TASK OBJECTIVE
Starting with the first line of the data below, copy each line up to and including the one containing "const data = months.map((m, i)". Pictures stay out.

INFORMATION PROVIDED
* start *
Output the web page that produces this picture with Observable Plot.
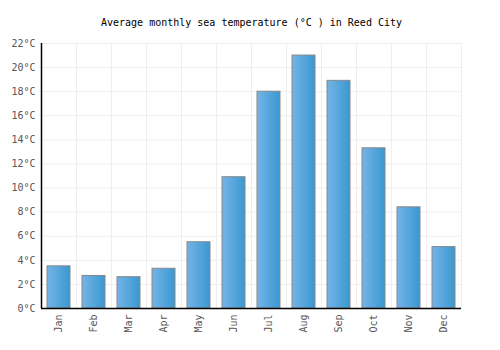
<!DOCTYPE html>
<html>
<head>
<meta charset="utf-8">
<script src="https://cdn.jsdelivr.net/npm/d3@7"></script>
<script src="https://cdn.jsdelivr.net/npm/@observablehq/plot@0.6"></script>
<style>
  html, body { margin: 0; padding: 0; background: #fff; }
</style>
</head>
<body>
<div id="chart"></div>
<script>
const title = "Average monthly sea temperature (°C ) in Reed City";
const months = ["Jan","Feb","Mar","Apr","May","Jun","Jul","Aug","Sep","Oct","Nov","Dec"];
const temps = [3.5, 2.7, 2.6, 3.3, 5.5, 10.9, 18.0, 21.0, 18.9, 13.3, 8.4, 5.1];
const yTicks = [0, 2, 4, 6, 8, 10, 12, 14, 16, 18, 20, 22];

const data = months.map((m, i) => ({month: m, temp: temps[i]}));

const chart = Plot.plot({
  width: 500,
  height: 350,
  marginTop: 43,
  marginLeft: 41,
  marginRight: 39,
  marginBottom: 42,
  style: {fontFamily: "'DejaVu Sans Mono', monospace", fontSize: "10px", color: "#555", background: "#fff"},
  x: {domain: months, paddingInner: 0.33, paddingOuter: 0.165, tickRotate: -90, tickSize: 0, tickPadding: 6, label: null},
  y: {domain: [0, 22], ticks: yTicks, tickFormat: d => d + "°C", tickSize: 0, tickPadding: 6, label: null},
  marks: [
    Plot.gridY(yTicks, {stroke: "#eee", strokeOpacity: 1}),
    Plot.ruleX(months, {x: d => d, dx: -17.5, stroke: "#eee", strokeOpacity: 1}),
    Plot.frame({stroke: "#eee"}),
    Plot.barY(data, {x: "month", y: "temp", fill: "url(#barGrad)", stroke: "#888", strokeWidth: 1}),
    Plot.ruleY([0], {stroke: "#000", strokeWidth: 1.5}),
    Plot.ruleX(["Jan"], {dx: -17.5, stroke: "#000", strokeWidth: 1.5}),
    Plot.text([title], {frameAnchor: "top", lineAnchor: "middle", dy: -21, fill: "#000", fontSize: 10})
  ]
});

const svgNS = "http://www.w3.org/2000/svg";
const defs = document.createElementNS(svgNS, "defs");
const grad = document.createElementNS(svgNS, "linearGradient");
grad.setAttribute("id", "barGrad");
grad.setAttribute("x1", "0"); grad.setAttribute("y1", "0");
grad.setAttribute("x2", "1"); grad.setAttribute("y2", "0");
[["0%", "#74b4e8"], ["100%", "#3a98d0"]].forEach(([o, c]) => {
  const s = document.createElementNS(svgNS, "stop");
  s.setAttribute("offset", o);
  s.setAttribute("stop-color", c);
  grad.appendChild(s);
});
defs.appendChild(grad);
chart.insertBefore(defs, chart.firstChild);

document.getElementById("chart").appendChild(chart);
</script>
</body>
</html>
* end *
IN RESPONSE
Output the web page that produces this picture with Observable Plot.
<!DOCTYPE html>
<html>
<head>
<meta charset="utf-8">
<script src="https://cdn.jsdelivr.net/npm/d3@7"></script>
<script src="https://cdn.jsdelivr.net/npm/@observablehq/plot@0.6"></script>
<style>
  html, body { margin: 0; padding: 0; background: #fff; }
</style>
</head>
<body>
<div id="chart"></div>
<script>
const title = "Average monthly sea temperature (°C ) in Reed City";
const months = ["Jan","Feb","Mar","Apr","May","Jun","Jul","Aug","Sep","Oct","Nov","Dec"];
const temps = [3.5, 2.7, 2.6, 3.3, 5.5, 10.9, 18.0, 21.0, 18.9, 13.3, 8.4, 5.1];
const yTicks = [0, 2, 4, 6, 8, 10, 12, 14, 16, 18, 20, 22];

const data = months.map((m, i) => ({month: m, temp: temps[i]}));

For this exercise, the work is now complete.